Supplied data:
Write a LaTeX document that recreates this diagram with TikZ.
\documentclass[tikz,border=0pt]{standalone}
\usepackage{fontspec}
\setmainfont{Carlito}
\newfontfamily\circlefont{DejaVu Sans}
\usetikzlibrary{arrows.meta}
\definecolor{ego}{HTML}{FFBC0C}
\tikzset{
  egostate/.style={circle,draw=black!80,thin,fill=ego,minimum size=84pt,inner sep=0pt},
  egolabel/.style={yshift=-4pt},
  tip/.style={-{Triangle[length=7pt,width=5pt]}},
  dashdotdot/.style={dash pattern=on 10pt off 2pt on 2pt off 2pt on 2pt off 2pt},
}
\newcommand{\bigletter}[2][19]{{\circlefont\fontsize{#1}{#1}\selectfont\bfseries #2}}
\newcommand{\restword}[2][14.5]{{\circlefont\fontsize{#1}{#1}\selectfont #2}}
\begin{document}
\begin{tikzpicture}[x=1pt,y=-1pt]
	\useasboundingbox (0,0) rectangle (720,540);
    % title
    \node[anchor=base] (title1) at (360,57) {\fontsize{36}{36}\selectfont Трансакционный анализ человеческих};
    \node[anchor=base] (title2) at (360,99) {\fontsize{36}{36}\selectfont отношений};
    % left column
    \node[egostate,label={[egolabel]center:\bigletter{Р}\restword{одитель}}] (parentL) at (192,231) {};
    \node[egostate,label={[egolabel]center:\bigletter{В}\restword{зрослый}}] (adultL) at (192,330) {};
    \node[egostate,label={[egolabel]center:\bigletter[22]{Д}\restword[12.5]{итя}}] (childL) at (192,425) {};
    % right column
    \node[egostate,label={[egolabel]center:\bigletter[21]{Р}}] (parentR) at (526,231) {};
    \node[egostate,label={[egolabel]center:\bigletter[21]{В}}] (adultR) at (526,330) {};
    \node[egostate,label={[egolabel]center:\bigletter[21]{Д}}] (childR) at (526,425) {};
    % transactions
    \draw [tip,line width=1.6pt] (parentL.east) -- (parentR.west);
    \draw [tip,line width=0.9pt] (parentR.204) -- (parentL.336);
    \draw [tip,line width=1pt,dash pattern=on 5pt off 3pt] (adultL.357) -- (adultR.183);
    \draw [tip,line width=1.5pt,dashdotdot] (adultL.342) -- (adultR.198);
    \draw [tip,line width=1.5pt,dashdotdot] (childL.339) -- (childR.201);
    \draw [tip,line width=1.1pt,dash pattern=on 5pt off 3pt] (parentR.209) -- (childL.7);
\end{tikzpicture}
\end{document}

* * *

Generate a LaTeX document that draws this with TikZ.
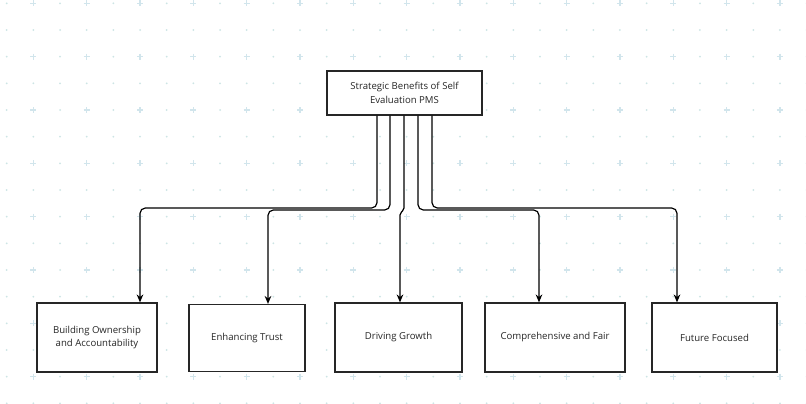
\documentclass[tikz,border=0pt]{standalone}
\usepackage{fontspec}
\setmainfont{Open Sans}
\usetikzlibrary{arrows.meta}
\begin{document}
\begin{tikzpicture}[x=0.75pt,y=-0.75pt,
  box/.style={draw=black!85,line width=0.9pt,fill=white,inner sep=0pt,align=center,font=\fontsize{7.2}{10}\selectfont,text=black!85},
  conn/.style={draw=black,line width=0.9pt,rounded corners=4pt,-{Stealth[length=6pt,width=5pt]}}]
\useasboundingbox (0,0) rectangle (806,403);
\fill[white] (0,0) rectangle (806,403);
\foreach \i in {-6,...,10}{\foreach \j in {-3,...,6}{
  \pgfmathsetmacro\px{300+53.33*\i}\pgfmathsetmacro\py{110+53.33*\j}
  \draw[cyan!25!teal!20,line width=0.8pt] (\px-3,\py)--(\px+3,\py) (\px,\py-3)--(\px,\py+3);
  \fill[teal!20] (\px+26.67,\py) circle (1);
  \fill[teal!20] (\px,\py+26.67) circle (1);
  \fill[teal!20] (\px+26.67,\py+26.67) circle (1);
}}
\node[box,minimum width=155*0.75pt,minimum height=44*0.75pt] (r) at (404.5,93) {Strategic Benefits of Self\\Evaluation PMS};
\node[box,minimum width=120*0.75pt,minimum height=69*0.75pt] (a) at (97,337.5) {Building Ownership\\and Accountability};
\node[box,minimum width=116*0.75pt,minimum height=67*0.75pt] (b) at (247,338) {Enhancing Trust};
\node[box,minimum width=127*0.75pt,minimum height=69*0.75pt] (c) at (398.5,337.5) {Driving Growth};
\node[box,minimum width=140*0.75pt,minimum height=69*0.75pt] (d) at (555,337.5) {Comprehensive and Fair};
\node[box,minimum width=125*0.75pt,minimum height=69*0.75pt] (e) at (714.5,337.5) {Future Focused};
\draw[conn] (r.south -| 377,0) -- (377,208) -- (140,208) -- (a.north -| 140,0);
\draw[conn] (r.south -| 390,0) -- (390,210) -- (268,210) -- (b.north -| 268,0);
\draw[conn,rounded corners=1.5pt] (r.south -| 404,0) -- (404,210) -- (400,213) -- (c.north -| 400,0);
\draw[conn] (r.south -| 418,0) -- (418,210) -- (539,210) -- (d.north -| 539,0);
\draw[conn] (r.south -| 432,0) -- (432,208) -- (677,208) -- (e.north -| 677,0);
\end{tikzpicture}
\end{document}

Problem details: Go through the listing above and return every line where the word "that" occurs.

Expected answer:
Write a LaTeX document that recreates this diagram with TikZ.
Generate a LaTeX document that draws this with TikZ.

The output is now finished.